Script Lava 2 is a regular weight, normal width, very high contrast, italic, short x-height font.
Keywords: invitations, wedding, branding, certificates, editorial display, elegant, formal, romantic, classic, refined, calligraphic elegance, decorative initials, formal tone, premium feel, calligraphic, swashy, flowing, ornate, high-contrast.
A formal, calligraphy-driven script with a strong rightward slant and pronounced thick–thin modulation. Strokes taper into sharp hairlines with teardrop terminals, while heavier downstrokes create a crisp, engraved-like rhythm. Capitals are expressive and wide with generous entry/exit swashes and occasional looped constructions; lowercase maintains a more compact, rhythmic cursive structure with a noticeably small x-height and tall ascenders/descenders. Counters are narrow and elliptical, joins are smooth, and spacing feels intentionally variable to emphasize gesture and flourish.
This font is well suited to display settings where elegance is the priority: wedding suites, formal invitations, event collateral, boutique branding, certificates, and high-end packaging accents. It performs best for titles, names, monograms, and short phrases where the swashes can breathe rather than in dense, small-size text.
The overall tone is polished and ceremonious, projecting a classic, romantic sophistication. Its sweeping capitals and delicate hairlines give it a luxurious, invitation-ready presence with a distinctly traditional, handwritten elegance.
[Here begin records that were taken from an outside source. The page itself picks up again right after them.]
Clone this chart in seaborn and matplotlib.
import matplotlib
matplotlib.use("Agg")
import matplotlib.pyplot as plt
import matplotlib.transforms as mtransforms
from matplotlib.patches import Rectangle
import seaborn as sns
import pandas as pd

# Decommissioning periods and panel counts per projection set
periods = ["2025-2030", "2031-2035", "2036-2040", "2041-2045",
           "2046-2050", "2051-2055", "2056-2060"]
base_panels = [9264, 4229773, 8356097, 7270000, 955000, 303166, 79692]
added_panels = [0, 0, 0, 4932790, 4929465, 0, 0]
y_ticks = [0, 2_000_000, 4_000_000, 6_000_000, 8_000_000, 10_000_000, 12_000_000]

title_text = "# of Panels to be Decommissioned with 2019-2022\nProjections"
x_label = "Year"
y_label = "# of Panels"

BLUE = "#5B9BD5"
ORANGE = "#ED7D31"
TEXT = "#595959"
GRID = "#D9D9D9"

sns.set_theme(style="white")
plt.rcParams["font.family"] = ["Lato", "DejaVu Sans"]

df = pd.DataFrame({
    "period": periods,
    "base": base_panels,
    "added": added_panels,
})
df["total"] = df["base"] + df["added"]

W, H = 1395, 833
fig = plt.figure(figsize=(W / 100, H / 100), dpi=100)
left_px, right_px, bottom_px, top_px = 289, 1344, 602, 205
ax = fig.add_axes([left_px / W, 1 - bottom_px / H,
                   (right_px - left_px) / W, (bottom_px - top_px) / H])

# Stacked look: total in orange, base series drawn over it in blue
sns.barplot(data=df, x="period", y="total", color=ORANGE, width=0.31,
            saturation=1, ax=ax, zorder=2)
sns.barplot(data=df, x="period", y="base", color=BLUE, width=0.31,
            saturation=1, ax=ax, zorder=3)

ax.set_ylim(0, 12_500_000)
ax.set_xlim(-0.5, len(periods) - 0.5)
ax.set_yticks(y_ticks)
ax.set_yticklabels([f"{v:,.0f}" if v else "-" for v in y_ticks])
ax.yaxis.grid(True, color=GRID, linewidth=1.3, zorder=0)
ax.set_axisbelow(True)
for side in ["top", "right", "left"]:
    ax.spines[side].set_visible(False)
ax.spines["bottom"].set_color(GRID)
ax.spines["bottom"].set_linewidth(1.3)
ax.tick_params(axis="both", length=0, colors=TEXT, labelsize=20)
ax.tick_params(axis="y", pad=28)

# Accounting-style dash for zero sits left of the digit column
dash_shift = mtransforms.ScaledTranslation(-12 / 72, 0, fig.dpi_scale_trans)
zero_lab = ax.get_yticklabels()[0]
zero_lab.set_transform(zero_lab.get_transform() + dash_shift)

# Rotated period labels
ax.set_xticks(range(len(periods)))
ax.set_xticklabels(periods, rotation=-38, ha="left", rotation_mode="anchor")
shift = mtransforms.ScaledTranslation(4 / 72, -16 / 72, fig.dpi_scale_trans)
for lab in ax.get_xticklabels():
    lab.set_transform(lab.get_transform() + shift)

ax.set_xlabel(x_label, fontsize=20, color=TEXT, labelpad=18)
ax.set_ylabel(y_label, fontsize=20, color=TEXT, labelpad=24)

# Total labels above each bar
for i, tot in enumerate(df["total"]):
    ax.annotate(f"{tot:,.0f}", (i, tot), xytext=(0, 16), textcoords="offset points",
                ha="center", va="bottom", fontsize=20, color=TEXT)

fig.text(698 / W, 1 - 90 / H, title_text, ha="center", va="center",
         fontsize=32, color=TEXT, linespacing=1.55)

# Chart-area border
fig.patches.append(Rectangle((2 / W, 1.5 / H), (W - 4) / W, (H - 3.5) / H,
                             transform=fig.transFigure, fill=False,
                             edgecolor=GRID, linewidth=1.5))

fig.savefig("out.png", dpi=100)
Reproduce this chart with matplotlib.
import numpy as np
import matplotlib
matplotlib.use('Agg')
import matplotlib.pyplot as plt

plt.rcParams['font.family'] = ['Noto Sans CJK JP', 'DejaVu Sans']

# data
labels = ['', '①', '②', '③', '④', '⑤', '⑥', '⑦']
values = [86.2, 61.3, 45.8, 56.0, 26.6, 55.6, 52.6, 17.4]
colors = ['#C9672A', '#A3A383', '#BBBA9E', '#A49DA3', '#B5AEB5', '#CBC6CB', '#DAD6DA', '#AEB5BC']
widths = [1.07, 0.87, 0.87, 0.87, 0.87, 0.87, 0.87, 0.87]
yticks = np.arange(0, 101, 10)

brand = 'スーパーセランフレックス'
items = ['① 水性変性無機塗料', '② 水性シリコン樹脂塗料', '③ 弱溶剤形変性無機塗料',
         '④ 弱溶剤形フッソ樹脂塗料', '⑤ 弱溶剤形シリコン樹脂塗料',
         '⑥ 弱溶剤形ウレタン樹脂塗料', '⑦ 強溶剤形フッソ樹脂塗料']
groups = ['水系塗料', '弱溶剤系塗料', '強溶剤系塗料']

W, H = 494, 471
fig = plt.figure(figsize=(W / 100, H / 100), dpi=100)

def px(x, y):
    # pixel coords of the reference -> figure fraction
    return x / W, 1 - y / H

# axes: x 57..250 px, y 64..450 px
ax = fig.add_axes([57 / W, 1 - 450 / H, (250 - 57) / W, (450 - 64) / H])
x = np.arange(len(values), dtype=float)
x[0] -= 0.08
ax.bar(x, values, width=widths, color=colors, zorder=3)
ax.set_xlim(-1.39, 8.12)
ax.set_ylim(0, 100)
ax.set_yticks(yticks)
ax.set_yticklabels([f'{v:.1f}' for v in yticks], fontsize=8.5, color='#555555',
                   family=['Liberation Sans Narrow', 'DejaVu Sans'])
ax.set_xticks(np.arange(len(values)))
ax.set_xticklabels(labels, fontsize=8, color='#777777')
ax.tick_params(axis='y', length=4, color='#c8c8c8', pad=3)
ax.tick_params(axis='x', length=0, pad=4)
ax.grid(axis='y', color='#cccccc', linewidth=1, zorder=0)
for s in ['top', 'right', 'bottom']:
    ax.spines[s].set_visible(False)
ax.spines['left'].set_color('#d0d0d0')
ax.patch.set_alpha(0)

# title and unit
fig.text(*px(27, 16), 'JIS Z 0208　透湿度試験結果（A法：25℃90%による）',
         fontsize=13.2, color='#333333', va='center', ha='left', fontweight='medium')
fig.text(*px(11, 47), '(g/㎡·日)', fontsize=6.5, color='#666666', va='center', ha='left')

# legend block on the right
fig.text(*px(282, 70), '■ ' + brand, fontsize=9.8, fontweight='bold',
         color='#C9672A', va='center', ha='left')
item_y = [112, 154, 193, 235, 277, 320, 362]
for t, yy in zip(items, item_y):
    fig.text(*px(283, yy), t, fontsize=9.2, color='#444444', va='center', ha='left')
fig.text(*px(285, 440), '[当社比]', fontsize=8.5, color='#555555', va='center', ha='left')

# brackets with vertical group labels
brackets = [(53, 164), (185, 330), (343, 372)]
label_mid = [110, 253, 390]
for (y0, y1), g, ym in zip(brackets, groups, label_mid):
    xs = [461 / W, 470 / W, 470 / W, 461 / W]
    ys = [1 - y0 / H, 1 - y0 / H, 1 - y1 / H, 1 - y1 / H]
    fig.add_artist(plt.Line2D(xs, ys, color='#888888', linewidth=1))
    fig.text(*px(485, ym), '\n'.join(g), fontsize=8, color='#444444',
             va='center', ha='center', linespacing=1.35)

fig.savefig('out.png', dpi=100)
The design appears intended to emulate refined pointed-pen lettering, prioritizing dramatic contrast, graceful movement, and decorative capitals for premium, formal typography. It aims to deliver a classic script look that feels handcrafted yet consistent enough for repeated use across polished design systems.
The most prominent personality comes from the capital set, which carries the largest flourishes and visual contrast, making initials and short words especially striking. Numerals follow the same cursive, slanted logic with light, tapered terminals, reading best when given ample size and whitespace.